_Supplied material_
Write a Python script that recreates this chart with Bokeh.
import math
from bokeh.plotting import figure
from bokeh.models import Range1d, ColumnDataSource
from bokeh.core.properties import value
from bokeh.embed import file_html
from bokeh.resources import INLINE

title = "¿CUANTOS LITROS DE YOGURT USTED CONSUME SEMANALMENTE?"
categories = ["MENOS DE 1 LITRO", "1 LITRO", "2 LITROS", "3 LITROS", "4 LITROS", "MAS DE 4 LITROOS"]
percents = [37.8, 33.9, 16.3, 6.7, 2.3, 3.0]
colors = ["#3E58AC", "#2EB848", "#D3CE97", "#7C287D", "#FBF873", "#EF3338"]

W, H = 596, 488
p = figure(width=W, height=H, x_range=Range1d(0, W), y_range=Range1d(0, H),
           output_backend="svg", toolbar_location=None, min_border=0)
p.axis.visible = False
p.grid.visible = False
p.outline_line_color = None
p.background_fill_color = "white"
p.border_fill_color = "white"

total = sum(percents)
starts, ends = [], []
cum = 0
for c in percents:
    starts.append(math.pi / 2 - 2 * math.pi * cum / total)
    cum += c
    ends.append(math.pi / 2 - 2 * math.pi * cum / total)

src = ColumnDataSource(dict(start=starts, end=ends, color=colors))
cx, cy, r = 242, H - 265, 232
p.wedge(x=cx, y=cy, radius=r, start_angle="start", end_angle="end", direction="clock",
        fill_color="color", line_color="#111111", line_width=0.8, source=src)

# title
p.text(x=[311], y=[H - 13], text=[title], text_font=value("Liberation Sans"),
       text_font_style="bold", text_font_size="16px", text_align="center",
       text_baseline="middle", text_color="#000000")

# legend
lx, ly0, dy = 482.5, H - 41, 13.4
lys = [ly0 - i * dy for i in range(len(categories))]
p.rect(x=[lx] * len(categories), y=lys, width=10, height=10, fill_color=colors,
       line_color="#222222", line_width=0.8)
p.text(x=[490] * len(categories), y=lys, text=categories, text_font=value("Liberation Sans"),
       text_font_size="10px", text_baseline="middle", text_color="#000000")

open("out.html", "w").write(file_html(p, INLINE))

_Given problem_
Write out a verbatim copy of the data, beginning with its first line and ending with the line that contains "from bokeh.resources import INLINE".

_Response_
Write a Python script that recreates this chart with Bokeh.
import math
from bokeh.plotting import figure
from bokeh.models import Range1d, ColumnDataSource
from bokeh.core.properties import value
from bokeh.embed import file_html
from bokeh.resources import INLINE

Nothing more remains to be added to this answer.